I wanted a new pocket knife.  I know, I have a bunch… but I’ve carried all of them and they have lint on them now.  You know what I mean?  That and they are mostly all “Tactical” of some sort.   Well, one of my favorites has been a Buck Avid Select.  The problem it has is that it feels too delicate for hard work.  It’s a great knife and wicked sharp… but I want something a little more tough.  This thin Buck though has made me look at other Buck knives and I kinda kept coming back to the classic 110 Folding Hunter.  The Buck 110 is what really started the folding knife as being an acceptable outdoorsman’s knife.  The lock mechanism, the clip point blade, and a good size made it great knife for all around use.  

I’ve had and used Buck 110’s in the past… but I had never bought one of my very own.  Found, been given, yes… but I have never gone out to get my own.  So I think I will, and I think the Buck 110 will be great as it always is.

Unfortunately its 7 ounces.  That’s a bit too heavy.  I wanted that blade, but in a lighter knife.  I found it.   The Buck 110 Ecolite.  This is the 110 blade, with their “Paperstone” for a handle instead of brass and wood.    It’s 4 ounces.  Perfect.  The only thing I wish it had was a pocket clip… and I wish they had a version of the 110 with their BOSS heat treated steel.  But I can live with what it is.   It’s on order now, so we’ll see it when we get it in.  Oh, yeah, one more thing… I got it in Red.   Traditional, yet not so much.

14 thoughts on “Going Classic… kinda”

  1. Great choice… the 110 truly IS a classic.
    I had one years ago… gave it to a runaway I was sending home.
    It was my favorite, but I couldnt bare to see her alone and unarmed.
    Yet again, GREAT choice. I need to look into an ecolite.


  2. +1 on add a thumb stud. Texas Knifemakers’ Supply even sells a nice selection of said studs.

    One cool thing about the Buck 110 is that Buck offers a semi-custom version on their website: you pick out the blade steel, handle scale material, frame material and sheath type, and they will assemble it for you and send it off. You can even get it engraved.

    The 110 was always meant for a belt pouch, anyway. You wear it daily and the pouch gets dinged and individualized, like the cowboy’s old Peacemaker holster.

  3. True that they are a pouch knife. That is the way I first saw the old guys carrying them when I was a little kid. These days, I think the belt clip is the way to go. I would buy a 110 with a clip and a thumb stud in a heart beat.

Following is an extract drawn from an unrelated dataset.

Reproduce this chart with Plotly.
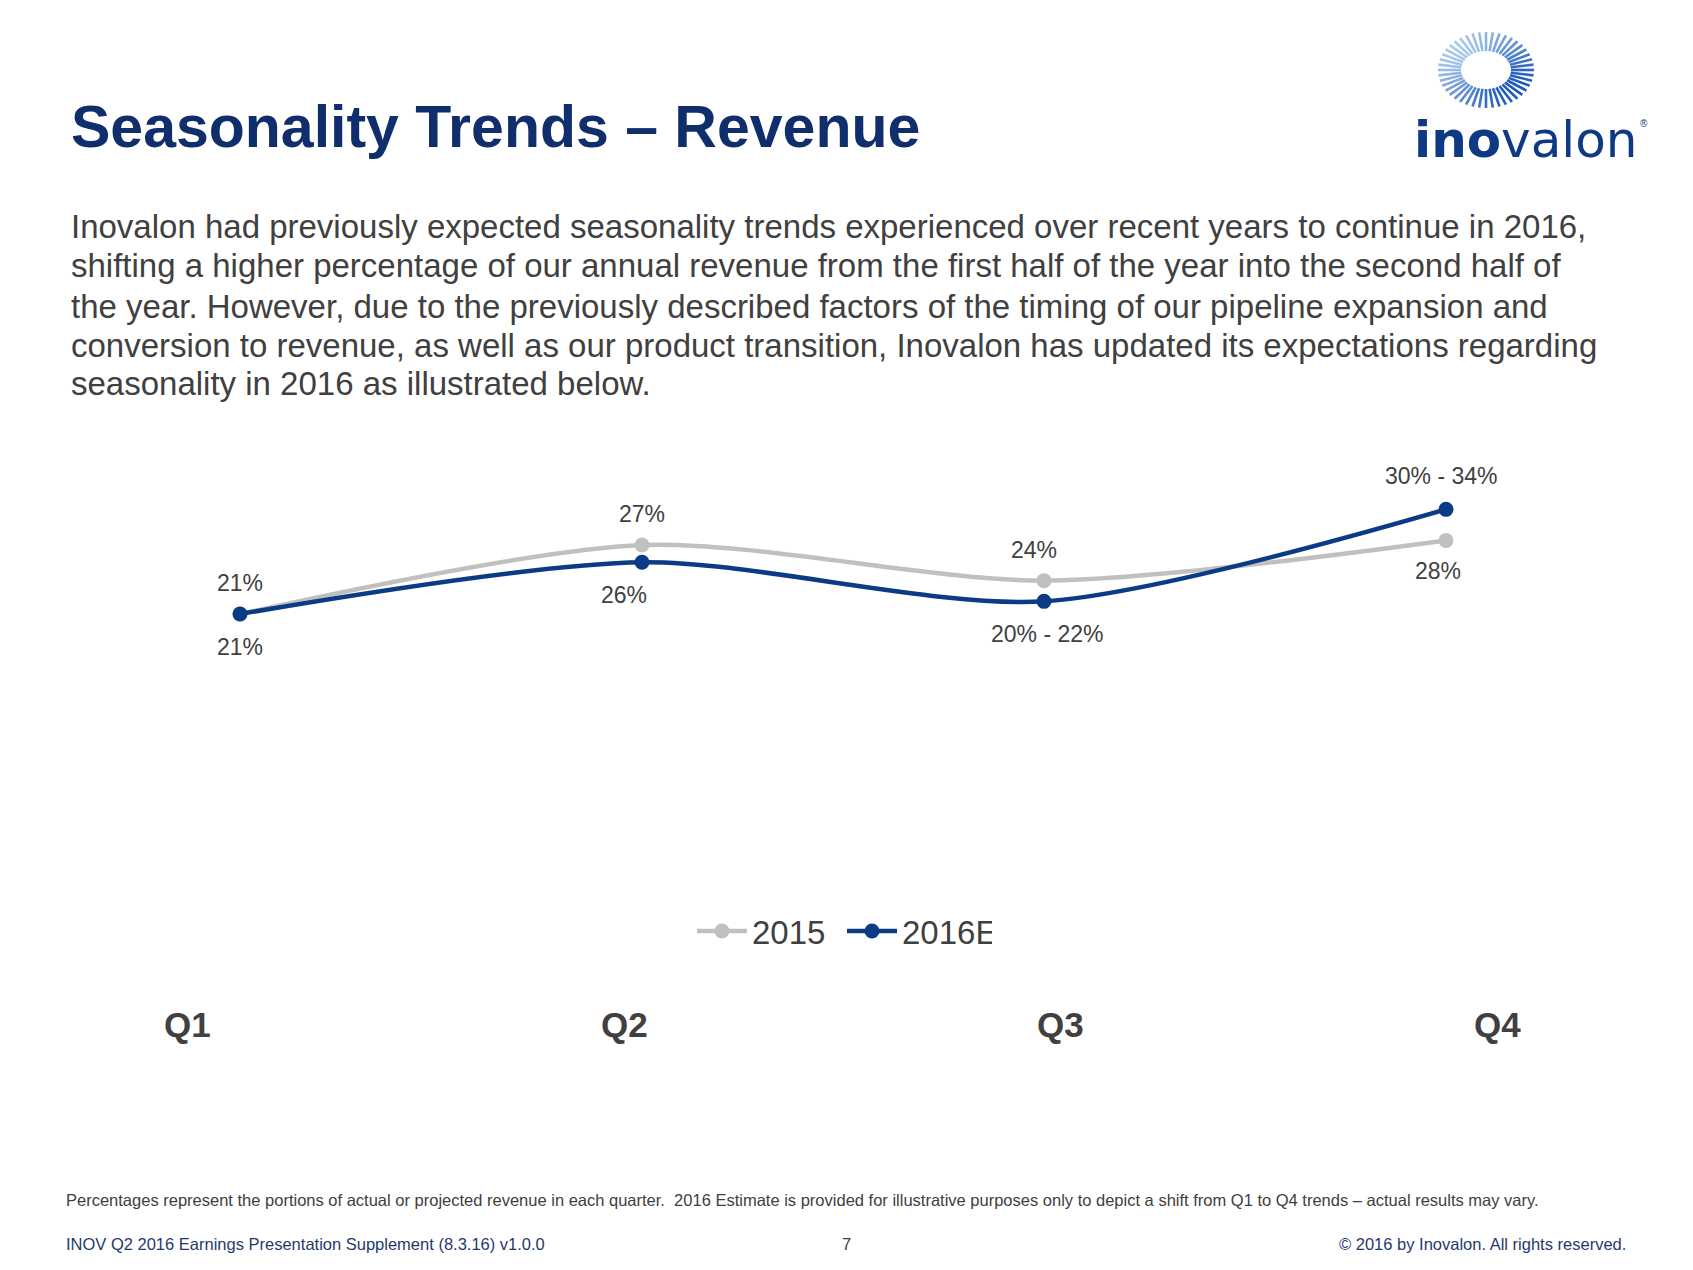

  4. Ogre-San; I bought my father a 110 for Christmas one year – we were both in the construction business in the South and the 110 was THE knife, period. After he passed away, that knife came back to me, and is a prized posession that I often wear and use. One hand opening is possible without a stud but it’s hard with wet or sweaty hands…Great choice – you done good..

  5. I love the design, but I much prefer the smaller 112. It was my go-to knife for a long time when I was younger. I bought a 110 maybe six years ago but I never use it; it’s too big for pocket carry and I don’t like pouch knives. I might as well just carry a fixed blade or good multitool if I’m wearing something on my belt besides a gun and ammo.

    Nowadays I just carry a Griptilian or one of my other Benchmade Axis folders, but my 112 gets a lot of use around the house and in the field. It feels great in the hand and it’s easy to put a wicked edge on it. I’ve got a whole box of expensive knives but I keep coming back to the simple little 112.

  6. The Buck 110 was the first good knife I bought when I started making a little money years ago.

    Later I bought a Ranger. It was my hunting knife for years and was used to gut and skin most of the deer I killed.

    Bought both my sons lighter Bucks with the same design but different handle materials.
    Can’t go wrong with a Buck IMO.

  7. Though I don’t carry it much any more, I have an old 110 I got about 35 years ago and packed for probably about 20 years. A good tough knife, but not as easy to open one-handed as the modern knives. I still keep it in my glove box for emergencies.

  8. The Folding Hunter is a good piece of steel, but I’m with George. Something lighter. Now, I have no doubt Mad Ogre already has a few Benchmades, but I am very fond of the ones I have. I do that old tanto style Griptilian thang, would punch a hole in a car door and scary sharp.

  9. Check out Cabela’s website; Their Alaskan Guide Series 110 Folder is a Buck 110 with the new S30V steel blade. Sweet.